Linux – tcpdump -i any and promiscuous mode

linuxnetworkingtcpdump

From the man page for tcpdump 4.1.1 (yes I know its old)

   -i     Listen  on interface.  If unspecified, tcpdump searches the 
          system interface list for the lowest numbered, configured up 
          interface (excluding loopback).  Ties are broken by choosing >               the earliest match.

          On Linux systems with 2.2 or later kernels, an interface 
          argument of ``any'' can be used to capture packets from all
          interfaces.
          Note  that captures on the ``any'' device will not be done in
          promiscuous mode.

Can anyone shed light on what exactly is meant by the last statement. I'm working with an IDS server that has many interfaces and when I use tcpdump -i any, it clearly shows traffic not sourced/destined for the IDS server. However there is another service that already puts all the interfaces into promiscuous mode. Do they maybe just mean that if you use -i any that tcpdump won't put the interfaces into PROMISC mode?

Best Answer

Do they maybe just mean that if you use -i any that tcpdump won't put the interfaces into PROMISC mode?

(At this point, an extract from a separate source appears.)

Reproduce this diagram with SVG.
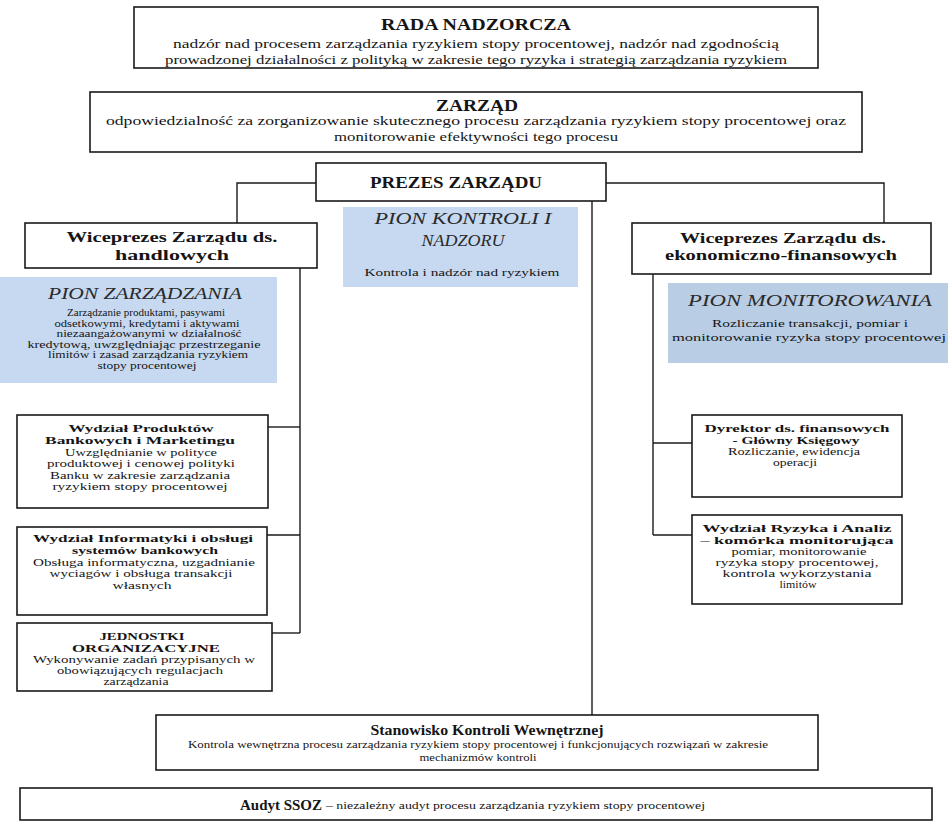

Yes, that's what I meant by that. The "any" device doesn't work by opening all devices independently and capturing on them, it works by opening a "packet socket" and, instead of binding it to a particular device (which is how you capture on that device on Linux), leaving it unbound so it listens to all sockets.

The call to set promiscuous mode would fail on an unbound socket (I just tested it on a fairly recent kernel), so libpcap will not turn promiscuous mode on for the "any" device.